The Party (1968) 99m.

Peter Sellers and director Blake Edwards decided to take the Inspector Clouseau concept from their Pink Panther collaborations and run with it in this simple but funny cult comedy. There is no real story, just a series of gags and routines that unfold within the confines of a swanky but dry Hollywood party. Sellers removes the bumptious aspects of Clouseau and keeps the walking one-man-disaster premise for his creation Hrundi V. Bakshi, an Indian actor who finds himself accidentally invited to a producer's party after wreaking havoc on the set of his GUNGA DIN remake (he literally only gets three steps from the front door before things start going wrong). Why Sellers elected to make his character Indian is a bit of a mystery as there is no reason for it in the story other than to make him a complete foreigner amongst the Hollywood set (you can spot the lines that were inserted to give his nationality some 'relevance'). I'd say that Sellers wanted to utilize his gift for mimicry and accents in a way he hadn't tried before, at least not for the length of a feature - for those of us raised on THE GOON SHOW his choice of role comes as no surprise. It may be an odd choice but it works beautifully and we do not question it: if anything, it helps cement the notion in our mind that he and fellow outsider Claudine Longet (playing an aspiring French actress) belong together by the film's end.

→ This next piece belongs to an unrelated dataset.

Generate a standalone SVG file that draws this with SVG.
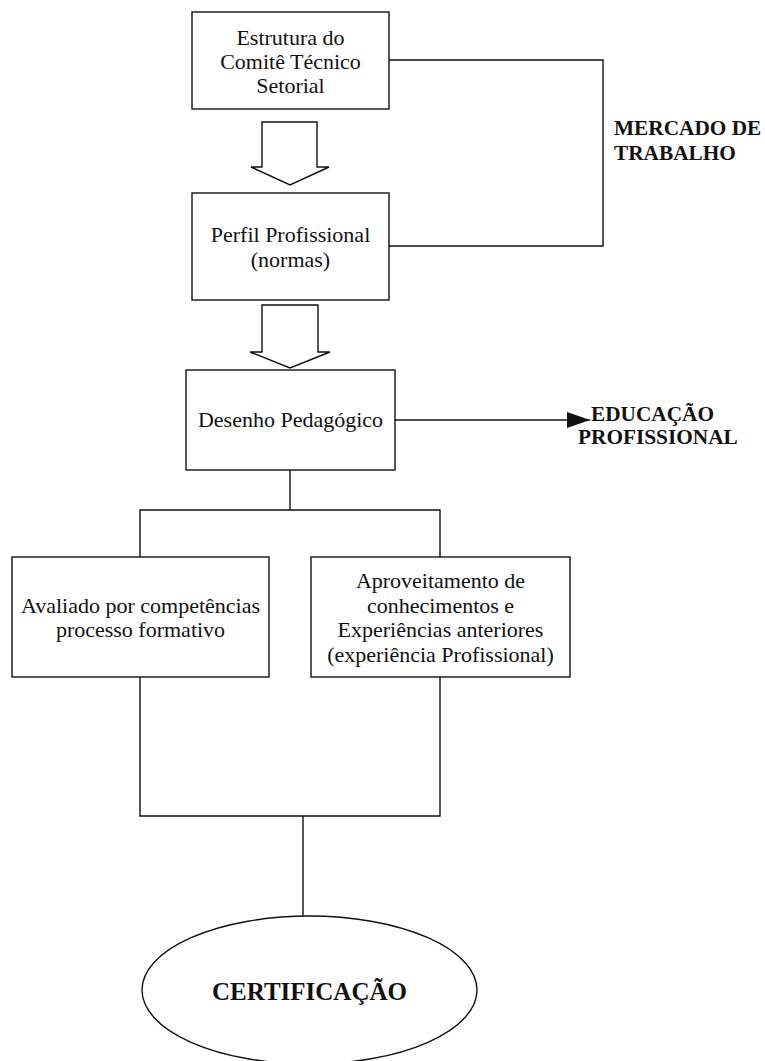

Film has many funny gags but slides in a couple of places. Sellers is best when he is on the move and liable to get himself into trouble - when he is seated at a dinner table halfway through the movie the action instead must transfer to a tipsy waiter. Similarly, the slapstick gets more hysterical and less effective when Sellers disappears for much of the movie's final quarter - having characters repeatedly take pratfalls into a swimming pool is just plain lazy. That's not to say the film still can't be enjoyed - it's just that you have to switch gears from watching a Peter Sellers film to watching a 60s time capsule (the finale has go-go dancing, a brightly-painted baby elephant, and a sea of soap bubbles). Film isn't just for Sellers fans - kids will enjoy the gadget-laden house and relate to his child-like reactions to the problems he causes (he tries to hide the evidence or disappear from the scene). The party hosts' house may remind you of the tacky, modernised home in Jacques Tati's MON ONCLE, just as Sellers may remind you of Tati's creation Monsieur Hulot. Regular Edwards composer Henry Mancini provided the music, and yes, pop singer Longet - remember her kitsch-but-cute 'Love is Blue'? - does get to sing in her distinctive, sugary style.